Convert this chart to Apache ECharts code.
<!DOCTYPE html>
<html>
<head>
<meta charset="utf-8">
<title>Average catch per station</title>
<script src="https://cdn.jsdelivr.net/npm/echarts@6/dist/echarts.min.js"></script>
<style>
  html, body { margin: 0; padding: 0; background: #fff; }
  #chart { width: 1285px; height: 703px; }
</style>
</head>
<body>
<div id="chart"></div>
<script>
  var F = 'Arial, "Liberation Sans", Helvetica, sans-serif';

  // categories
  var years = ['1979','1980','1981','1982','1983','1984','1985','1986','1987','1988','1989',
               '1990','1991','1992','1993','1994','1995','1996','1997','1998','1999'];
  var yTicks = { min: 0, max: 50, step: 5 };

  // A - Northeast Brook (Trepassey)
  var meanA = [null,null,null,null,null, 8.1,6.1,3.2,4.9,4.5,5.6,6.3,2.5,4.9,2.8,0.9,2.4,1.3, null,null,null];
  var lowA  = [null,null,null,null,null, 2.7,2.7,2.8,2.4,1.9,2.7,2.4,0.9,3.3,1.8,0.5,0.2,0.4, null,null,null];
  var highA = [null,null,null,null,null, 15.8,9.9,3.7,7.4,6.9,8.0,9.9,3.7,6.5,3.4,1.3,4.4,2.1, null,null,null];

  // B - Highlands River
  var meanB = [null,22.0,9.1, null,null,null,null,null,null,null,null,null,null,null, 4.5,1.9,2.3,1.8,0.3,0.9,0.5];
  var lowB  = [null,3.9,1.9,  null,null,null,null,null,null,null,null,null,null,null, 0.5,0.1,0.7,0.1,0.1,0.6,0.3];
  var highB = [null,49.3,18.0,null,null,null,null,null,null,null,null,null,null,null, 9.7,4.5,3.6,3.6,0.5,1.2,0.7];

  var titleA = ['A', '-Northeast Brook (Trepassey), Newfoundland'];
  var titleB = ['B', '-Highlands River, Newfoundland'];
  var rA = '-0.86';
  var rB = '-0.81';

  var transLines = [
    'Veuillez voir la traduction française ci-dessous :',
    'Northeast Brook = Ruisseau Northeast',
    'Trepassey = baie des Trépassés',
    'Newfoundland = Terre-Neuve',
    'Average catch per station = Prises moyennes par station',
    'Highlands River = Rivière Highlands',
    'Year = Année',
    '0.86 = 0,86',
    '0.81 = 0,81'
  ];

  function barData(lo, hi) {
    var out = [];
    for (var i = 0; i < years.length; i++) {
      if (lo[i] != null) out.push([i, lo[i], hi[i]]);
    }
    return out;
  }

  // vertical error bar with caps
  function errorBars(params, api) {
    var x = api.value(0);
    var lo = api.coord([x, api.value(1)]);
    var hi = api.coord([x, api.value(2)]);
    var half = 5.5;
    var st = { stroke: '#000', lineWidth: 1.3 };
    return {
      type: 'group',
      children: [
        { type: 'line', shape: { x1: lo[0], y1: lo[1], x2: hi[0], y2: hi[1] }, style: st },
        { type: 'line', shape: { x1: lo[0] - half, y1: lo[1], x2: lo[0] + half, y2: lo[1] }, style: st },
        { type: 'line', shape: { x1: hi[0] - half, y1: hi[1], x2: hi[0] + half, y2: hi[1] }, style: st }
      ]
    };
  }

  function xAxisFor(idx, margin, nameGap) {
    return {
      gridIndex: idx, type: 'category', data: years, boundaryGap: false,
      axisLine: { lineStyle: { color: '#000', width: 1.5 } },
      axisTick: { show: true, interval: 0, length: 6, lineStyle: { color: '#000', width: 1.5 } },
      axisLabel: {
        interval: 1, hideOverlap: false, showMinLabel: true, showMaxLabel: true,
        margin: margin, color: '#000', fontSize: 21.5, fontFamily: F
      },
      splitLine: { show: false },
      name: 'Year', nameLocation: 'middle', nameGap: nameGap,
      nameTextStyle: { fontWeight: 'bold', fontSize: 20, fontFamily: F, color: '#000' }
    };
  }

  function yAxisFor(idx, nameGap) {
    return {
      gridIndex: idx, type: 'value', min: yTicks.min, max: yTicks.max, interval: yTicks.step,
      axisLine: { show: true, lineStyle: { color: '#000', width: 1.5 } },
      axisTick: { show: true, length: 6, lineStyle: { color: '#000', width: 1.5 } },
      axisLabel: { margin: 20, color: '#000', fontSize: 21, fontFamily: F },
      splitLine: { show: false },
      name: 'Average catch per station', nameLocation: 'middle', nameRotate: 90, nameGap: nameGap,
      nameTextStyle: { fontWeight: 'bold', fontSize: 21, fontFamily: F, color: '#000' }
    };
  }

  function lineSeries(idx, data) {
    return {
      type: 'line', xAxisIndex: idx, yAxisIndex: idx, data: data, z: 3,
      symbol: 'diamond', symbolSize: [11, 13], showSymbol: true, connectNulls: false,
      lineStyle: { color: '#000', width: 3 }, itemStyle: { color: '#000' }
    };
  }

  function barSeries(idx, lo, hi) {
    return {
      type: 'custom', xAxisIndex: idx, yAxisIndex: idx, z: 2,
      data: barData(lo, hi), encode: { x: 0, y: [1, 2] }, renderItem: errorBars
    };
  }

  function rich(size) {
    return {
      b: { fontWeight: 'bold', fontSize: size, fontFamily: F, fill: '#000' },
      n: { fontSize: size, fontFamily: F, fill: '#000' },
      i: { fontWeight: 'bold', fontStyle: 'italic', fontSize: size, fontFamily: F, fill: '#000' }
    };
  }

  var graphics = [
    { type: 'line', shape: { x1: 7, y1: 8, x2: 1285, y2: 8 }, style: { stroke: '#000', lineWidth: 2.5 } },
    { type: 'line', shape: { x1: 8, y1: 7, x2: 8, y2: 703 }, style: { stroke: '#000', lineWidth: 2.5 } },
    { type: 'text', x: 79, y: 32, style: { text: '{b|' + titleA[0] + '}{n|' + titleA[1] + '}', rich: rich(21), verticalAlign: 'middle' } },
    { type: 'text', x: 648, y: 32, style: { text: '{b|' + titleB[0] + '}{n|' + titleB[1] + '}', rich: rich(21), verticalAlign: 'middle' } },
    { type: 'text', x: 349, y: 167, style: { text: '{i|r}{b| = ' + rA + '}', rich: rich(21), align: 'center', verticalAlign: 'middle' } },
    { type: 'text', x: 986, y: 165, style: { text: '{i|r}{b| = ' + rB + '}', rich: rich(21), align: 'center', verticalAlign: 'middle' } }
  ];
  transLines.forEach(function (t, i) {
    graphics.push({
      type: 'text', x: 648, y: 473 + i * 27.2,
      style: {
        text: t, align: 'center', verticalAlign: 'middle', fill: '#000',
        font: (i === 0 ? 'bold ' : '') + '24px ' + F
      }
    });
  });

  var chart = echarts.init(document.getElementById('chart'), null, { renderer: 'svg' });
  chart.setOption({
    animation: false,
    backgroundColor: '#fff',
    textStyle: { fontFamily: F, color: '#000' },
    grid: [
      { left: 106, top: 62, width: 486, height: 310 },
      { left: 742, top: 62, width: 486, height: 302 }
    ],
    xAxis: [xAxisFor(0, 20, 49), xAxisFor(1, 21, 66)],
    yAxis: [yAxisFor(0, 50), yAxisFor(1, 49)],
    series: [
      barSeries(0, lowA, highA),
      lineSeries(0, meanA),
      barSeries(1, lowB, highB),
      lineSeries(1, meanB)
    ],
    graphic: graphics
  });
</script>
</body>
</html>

.....

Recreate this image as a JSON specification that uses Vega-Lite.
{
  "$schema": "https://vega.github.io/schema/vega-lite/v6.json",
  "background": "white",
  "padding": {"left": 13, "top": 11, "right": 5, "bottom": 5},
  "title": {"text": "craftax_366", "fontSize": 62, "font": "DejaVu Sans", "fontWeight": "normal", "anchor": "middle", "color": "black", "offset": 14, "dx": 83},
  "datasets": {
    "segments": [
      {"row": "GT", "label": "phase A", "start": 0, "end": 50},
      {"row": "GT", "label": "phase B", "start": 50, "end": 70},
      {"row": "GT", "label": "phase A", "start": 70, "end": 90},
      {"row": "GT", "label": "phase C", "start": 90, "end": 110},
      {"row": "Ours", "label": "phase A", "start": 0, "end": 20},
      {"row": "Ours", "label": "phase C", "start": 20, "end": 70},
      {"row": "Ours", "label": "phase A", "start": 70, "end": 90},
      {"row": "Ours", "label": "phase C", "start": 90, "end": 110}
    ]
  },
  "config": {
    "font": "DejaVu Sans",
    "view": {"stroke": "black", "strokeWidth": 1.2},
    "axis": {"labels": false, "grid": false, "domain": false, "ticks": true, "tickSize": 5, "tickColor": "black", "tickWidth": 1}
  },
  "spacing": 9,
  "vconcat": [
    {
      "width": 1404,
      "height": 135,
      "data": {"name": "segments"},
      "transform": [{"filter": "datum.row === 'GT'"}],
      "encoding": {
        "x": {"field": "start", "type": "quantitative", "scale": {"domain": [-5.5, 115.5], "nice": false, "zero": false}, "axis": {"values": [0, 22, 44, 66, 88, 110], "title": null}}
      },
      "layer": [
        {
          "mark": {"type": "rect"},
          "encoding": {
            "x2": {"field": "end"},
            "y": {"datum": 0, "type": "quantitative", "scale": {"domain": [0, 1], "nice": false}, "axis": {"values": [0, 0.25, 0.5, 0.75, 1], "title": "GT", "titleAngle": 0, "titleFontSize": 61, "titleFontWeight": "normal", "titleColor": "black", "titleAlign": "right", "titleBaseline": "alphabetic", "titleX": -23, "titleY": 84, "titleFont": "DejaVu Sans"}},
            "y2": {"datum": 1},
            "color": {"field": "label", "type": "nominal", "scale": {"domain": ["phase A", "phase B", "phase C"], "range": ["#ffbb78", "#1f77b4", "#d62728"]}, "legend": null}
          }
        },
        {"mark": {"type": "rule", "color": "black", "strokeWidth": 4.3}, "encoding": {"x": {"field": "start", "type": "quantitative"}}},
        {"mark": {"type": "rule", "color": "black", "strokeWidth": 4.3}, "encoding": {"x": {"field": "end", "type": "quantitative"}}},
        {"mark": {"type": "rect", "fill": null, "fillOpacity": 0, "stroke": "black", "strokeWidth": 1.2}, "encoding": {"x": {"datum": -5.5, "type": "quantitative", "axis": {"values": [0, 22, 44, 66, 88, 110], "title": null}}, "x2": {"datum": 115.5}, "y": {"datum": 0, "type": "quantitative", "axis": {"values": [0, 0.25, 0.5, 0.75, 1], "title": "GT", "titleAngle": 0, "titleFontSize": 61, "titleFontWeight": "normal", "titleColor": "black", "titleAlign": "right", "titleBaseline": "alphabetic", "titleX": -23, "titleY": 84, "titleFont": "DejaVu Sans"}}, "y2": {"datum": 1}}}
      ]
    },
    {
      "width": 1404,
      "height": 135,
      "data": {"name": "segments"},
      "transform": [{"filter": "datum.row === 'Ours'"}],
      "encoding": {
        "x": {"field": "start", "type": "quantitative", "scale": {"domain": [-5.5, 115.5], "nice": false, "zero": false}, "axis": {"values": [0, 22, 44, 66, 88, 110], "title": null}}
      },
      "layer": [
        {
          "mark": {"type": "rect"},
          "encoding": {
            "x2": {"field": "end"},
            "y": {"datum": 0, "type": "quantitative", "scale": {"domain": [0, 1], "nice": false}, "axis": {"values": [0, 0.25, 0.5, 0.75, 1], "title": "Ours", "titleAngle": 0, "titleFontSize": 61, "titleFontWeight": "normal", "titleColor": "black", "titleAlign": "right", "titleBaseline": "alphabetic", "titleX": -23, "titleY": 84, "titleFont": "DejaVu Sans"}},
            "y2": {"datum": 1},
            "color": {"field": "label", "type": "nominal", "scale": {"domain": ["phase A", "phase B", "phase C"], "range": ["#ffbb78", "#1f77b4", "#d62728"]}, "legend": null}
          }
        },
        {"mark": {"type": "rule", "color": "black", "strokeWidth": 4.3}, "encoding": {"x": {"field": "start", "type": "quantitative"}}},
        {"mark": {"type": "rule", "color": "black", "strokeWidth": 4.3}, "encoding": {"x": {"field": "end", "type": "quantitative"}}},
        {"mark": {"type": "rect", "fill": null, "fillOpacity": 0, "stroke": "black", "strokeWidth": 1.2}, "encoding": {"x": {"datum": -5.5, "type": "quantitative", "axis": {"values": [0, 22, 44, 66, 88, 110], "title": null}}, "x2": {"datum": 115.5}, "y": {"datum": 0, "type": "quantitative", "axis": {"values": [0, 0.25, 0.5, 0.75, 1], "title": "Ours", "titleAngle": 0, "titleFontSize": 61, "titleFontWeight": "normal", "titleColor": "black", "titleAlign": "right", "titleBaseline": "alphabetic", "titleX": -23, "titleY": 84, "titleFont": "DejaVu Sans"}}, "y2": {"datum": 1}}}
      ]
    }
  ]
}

.....

DESCRIPTION OF THE TASK:
The lines to be given again exactly are those from the one containing "Convert this chart to Apache ECharts code." up to and including the one containing "var rB = '-0.81';".

REPLY TO THE TASK:
Convert this chart to Apache ECharts code.
<!DOCTYPE html>
<html>
<head>
<meta charset="utf-8">
<title>Average catch per station</title>
<script src="https://cdn.jsdelivr.net/npm/echarts@6/dist/echarts.min.js"></script>
<style>
  html, body { margin: 0; padding: 0; background: #fff; }
  #chart { width: 1285px; height: 703px; }
</style>
</head>
<body>
<div id="chart"></div>
<script>
  var F = 'Arial, "Liberation Sans", Helvetica, sans-serif';

  // categories
  var years = ['1979','1980','1981','1982','1983','1984','1985','1986','1987','1988','1989',
               '1990','1991','1992','1993','1994','1995','1996','1997','1998','1999'];
  var yTicks = { min: 0, max: 50, step: 5 };

  // A - Northeast Brook (Trepassey)
  var meanA = [null,null,null,null,null, 8.1,6.1,3.2,4.9,4.5,5.6,6.3,2.5,4.9,2.8,0.9,2.4,1.3, null,null,null];
  var lowA  = [null,null,null,null,null, 2.7,2.7,2.8,2.4,1.9,2.7,2.4,0.9,3.3,1.8,0.5,0.2,0.4, null,null,null];
  var highA = [null,null,null,null,null, 15.8,9.9,3.7,7.4,6.9,8.0,9.9,3.7,6.5,3.4,1.3,4.4,2.1, null,null,null];

  // B - Highlands River
  var meanB = [null,22.0,9.1, null,null,null,null,null,null,null,null,null,null,null, 4.5,1.9,2.3,1.8,0.3,0.9,0.5];
  var lowB  = [null,3.9,1.9,  null,null,null,null,null,null,null,null,null,null,null, 0.5,0.1,0.7,0.1,0.1,0.6,0.3];
  var highB = [null,49.3,18.0,null,null,null,null,null,null,null,null,null,null,null, 9.7,4.5,3.6,3.6,0.5,1.2,0.7];

  var titleA = ['A', '-Northeast Brook (Trepassey), Newfoundland'];
  var titleB = ['B', '-Highlands River, Newfoundland'];
  var rA = '-0.86';
  var rB = '-0.81';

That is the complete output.